Maserati: Passages
Temporary Residence

A collection of rare and out-of-print vinyl tracks issued on CD for the first time, Maserati's Passages may be a stopgap of sorts, but it's nevertheless a strong package of psychedelic space-rock tracks. Stitched together with four pieces from a split LP with Zombi and Maserati's remix LP, Passages also includes videos for “Inventions (Live) ” and “This Is A Sight We Had One Day On The High Mountain.” In an eight-track collection that covers a fair amount of ground in only forty minutes, the Athens, Goergia quintet (Coley Dennis, Matt Cherry, Steve Scarborough, Gerhardt Fuchs, and Chris O'Neal) at times sounds like the most convincing German krautrock outfit this side of Amon Düül, though a strong U2 or LCD Soundsystem influence is never far away from the surface either.
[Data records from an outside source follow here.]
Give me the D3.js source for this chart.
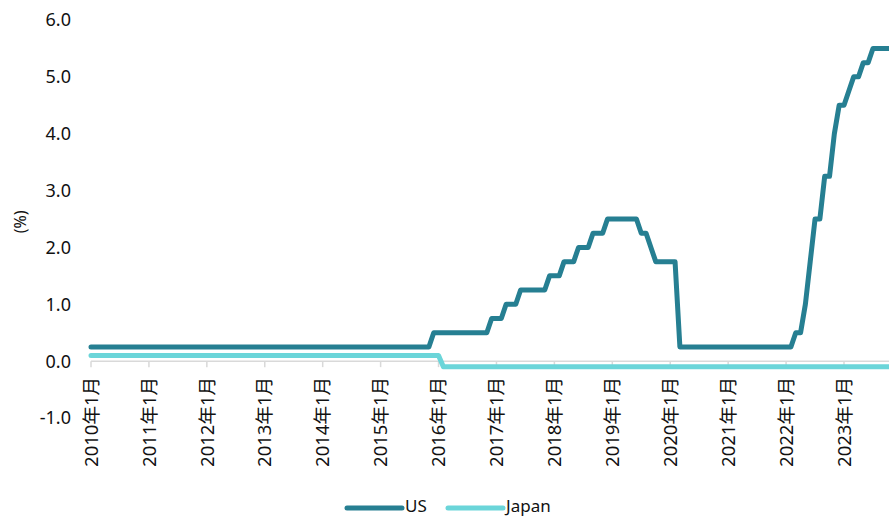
<!DOCTYPE html>
<html>
<head>
<meta charset="utf-8">
<script src="https://cdn.jsdelivr.net/npm/d3@7"></script>
<style>
  html, body { margin: 0; padding: 0; background: #fff; }
  svg { display: block; font-family: "Noto Sans", "Noto Sans CJK JP", sans-serif; }
</style>
</head>
<body>
<svg id="chart" width="889" height="517"></svg>
<script>
// Policy rates, month-end values (%), one array per year, Jan..Dec
const years = [2010, 2011, 2012, 2013, 2014, 2015, 2016, 2017, 2018, 2019, 2020, 2021, 2022, 2023];

const usRate = [
  [0.25,0.25,0.25,0.25,0.25,0.25,0.25,0.25,0.25,0.25,0.25,0.25],
  [0.25,0.25,0.25,0.25,0.25,0.25,0.25,0.25,0.25,0.25,0.25,0.25],
  [0.25,0.25,0.25,0.25,0.25,0.25,0.25,0.25,0.25,0.25,0.25,0.25],
  [0.25,0.25,0.25,0.25,0.25,0.25,0.25,0.25,0.25,0.25,0.25,0.25],
  [0.25,0.25,0.25,0.25,0.25,0.25,0.25,0.25,0.25,0.25,0.25,0.25],
  [0.25,0.25,0.25,0.25,0.25,0.25,0.25,0.25,0.25,0.25,0.25,0.50],
  [0.50,0.50,0.50,0.50,0.50,0.50,0.50,0.50,0.50,0.50,0.50,0.75],
  [0.75,0.75,1.00,1.00,1.00,1.25,1.25,1.25,1.25,1.25,1.25,1.50],
  [1.50,1.50,1.75,1.75,1.75,2.00,2.00,2.00,2.25,2.25,2.25,2.50],
  [2.50,2.50,2.50,2.50,2.50,2.50,2.25,2.25,2.00,1.75,1.75,1.75],
  [1.75,1.75,0.25,0.25,0.25,0.25,0.25,0.25,0.25,0.25,0.25,0.25],
  [0.25,0.25,0.25,0.25,0.25,0.25,0.25,0.25,0.25,0.25,0.25,0.25],
  [0.25,0.25,0.50,0.50,1.00,1.75,2.50,2.50,3.25,3.25,4.00,4.50],
  [4.50,4.75,5.00,5.00,5.25,5.25,5.50,5.50,5.50,5.50,5.50,5.50]
];

const japanRate = [
  [0.10,0.10,0.10,0.10,0.10,0.10,0.10,0.10,0.10,0.10,0.10,0.10],
  [0.10,0.10,0.10,0.10,0.10,0.10,0.10,0.10,0.10,0.10,0.10,0.10],
  [0.10,0.10,0.10,0.10,0.10,0.10,0.10,0.10,0.10,0.10,0.10,0.10],
  [0.10,0.10,0.10,0.10,0.10,0.10,0.10,0.10,0.10,0.10,0.10,0.10],
  [0.10,0.10,0.10,0.10,0.10,0.10,0.10,0.10,0.10,0.10,0.10,0.10],
  [0.10,0.10,0.10,0.10,0.10,0.10,0.10,0.10,0.10,0.10,0.10,0.10],
  [0.10,-0.10,-0.10,-0.10,-0.10,-0.10,-0.10,-0.10,-0.10,-0.10,-0.10,-0.10],
  [-0.10,-0.10,-0.10,-0.10,-0.10,-0.10,-0.10,-0.10,-0.10,-0.10,-0.10,-0.10],
  [-0.10,-0.10,-0.10,-0.10,-0.10,-0.10,-0.10,-0.10,-0.10,-0.10,-0.10,-0.10],
  [-0.10,-0.10,-0.10,-0.10,-0.10,-0.10,-0.10,-0.10,-0.10,-0.10,-0.10,-0.10],
  [-0.10,-0.10,-0.10,-0.10,-0.10,-0.10,-0.10,-0.10,-0.10,-0.10,-0.10,-0.10],
  [-0.10,-0.10,-0.10,-0.10,-0.10,-0.10,-0.10,-0.10,-0.10,-0.10,-0.10,-0.10],
  [-0.10,-0.10,-0.10,-0.10,-0.10,-0.10,-0.10,-0.10,-0.10,-0.10,-0.10,-0.10],
  [-0.10,-0.10,-0.10,-0.10,-0.10,-0.10,-0.10,-0.10,-0.10,-0.10,-0.10,-0.10]
];

const yTicks = [-1, 0, 1, 2, 3, 4, 5, 6];
const yTickLabels = ["-1.0", "0.0", "1.0", "2.0", "3.0", "4.0", "5.0", "6.0"];
const xTickLabels = years.map(y => y + "年1月");
const seriesNames = ["US", "Japan"];
const seriesColors = ["#267f92", "#6bd5d9"];

const svg = d3.select("#chart");

// flatten yearly arrays into monthly points (index = months since Jan 2010)
const toPoints = arr => arr.flatMap((row, yi) => row.map((v, m) => ({ i: yi * 12 + m, v })));
const series = [toPoints(usRate), toPoints(japanRate)];

const x = d3.scaleLinear().domain([0, 156]).range([91, 844]);
const y = d3.scaleLinear().domain([-1, 6]).range([418, 20]);

// y tick labels
svg.append("g")
  .selectAll("text")
  .data(yTicks)
  .join("text")
  .attr("x", 71)
  .attr("y", d => y(d))
  .attr("dy", "0.36em")
  .attr("text-anchor", "end")
  .attr("font-size", 18)
  .attr("fill", "#111")
  .text((d, i) => yTickLabels[i]);

// y axis title
svg.append("text")
  .attr("transform", `translate(20,${y(2.45)}) rotate(-90)`)
  .attr("text-anchor", "middle")
  .attr("dy", "0.36em")
  .attr("font-size", 16)
  .attr("fill", "#111")
  .text("(%)");

// category axis along zero
const axisG = svg.append("g");
axisG.append("line")
  .attr("x1", x(0)).attr("x2", 889)
  .attr("y1", y(0)).attr("y2", y(0))
  .attr("stroke", "#d9d9d9").attr("stroke-width", 1.5);
axisG.selectAll("line.tick")
  .data(years)
  .join("line")
  .attr("class", "tick")
  .attr("x1", (d, i) => x(i * 12)).attr("x2", (d, i) => x(i * 12))
  .attr("y1", y(0)).attr("y2", y(0) + 6)
  .attr("stroke", "#d9d9d9").attr("stroke-width", 1.5);
axisG.selectAll("text")
  .data(xTickLabels)
  .join("text")
  .attr("transform", (d, i) => `translate(${x(i * 12)},377) rotate(-90)`)
  .attr("text-anchor", "end")
  .attr("dy", "0.36em")
  .attr("font-size", 18.5)
  .attr("fill", "#111")
  .text(d => d);

// series lines
const line = d3.line().x(d => x(d.i)).y(d => y(d.v));
svg.append("g")
  .selectAll("path")
  .data([1, 0])
  .join("path")
  .attr("d", k => line(series[k]))
  .attr("fill", "none")
  .attr("stroke", k => seriesColors[k])
  .attr("stroke-width", 5)
  .attr("stroke-linejoin", "round")
  .attr("stroke-linecap", "round");

// legend
const legend = svg.append("g");
const legendX = [347, 448];
seriesNames.forEach((name, k) => {
  legend.append("line")
    .attr("x1", legendX[k]).attr("x2", legendX[k] + 55)
    .attr("y1", 508).attr("y2", 508)
    .attr("stroke", seriesColors[k]).attr("stroke-width", 5)
    .attr("stroke-linecap", "round");
  legend.append("text")
    .attr("x", legendX[k] + 58)
    .attr("y", 507)
    .attr("dy", "0.32em")
    .attr("font-size", 17)
    .attr("fill", "#111")
    .text(name);
});
</script>
</body>
</html>
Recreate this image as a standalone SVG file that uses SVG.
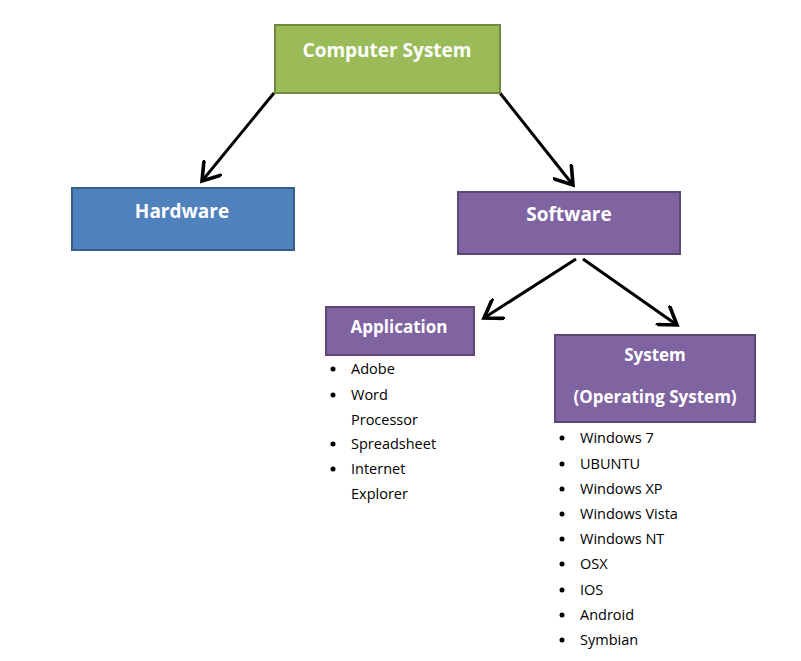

Following the one-minute tribal chant overture “Join Us, Mystic Sister,” U2's The Edge casts a large shadow on the guitar-fueled stratospherics of “No More Sages” where Maserati weds chugging six-string patterns to a hammering pulse that at times resembles an amped-up “Bullet the Blue Sky.” Though a similar guitar influence surfaces in the spiraling axe motifs coursing through “Monoliths,” the main attraction is Maserati's rhythm section which powers the track with a tight proto-funk groove that kicks serious ass (though Steve Moore's remix treatment of “Monoliths” is Moog-dominated, the guitar patterns bring it more into a U2 orbit than an electronic one). “Thieves” serves up three minutes of intergalactic synthesizer pulsations that would do Tangerine Dream proud, while the previously unreleased “Do You Hear The Nightbirds Calling You?” rides the album out on a cascading wave. Justin Van Der Volgen's overhaul of “Inventions,” impresses as a snappy electro-house treatment the !!! member builds nicely into a trippy trance number. Less impressive by comparison is Thee Loving Hand's “The World Outside” remix, a passable acid-electro club jam that meanders a bit too much to justify its eight-minute running time. That lapse notwithstanding, Passages should more than help tide fans over until the band's next set of original material, tentatively scheduled to appear in 2010.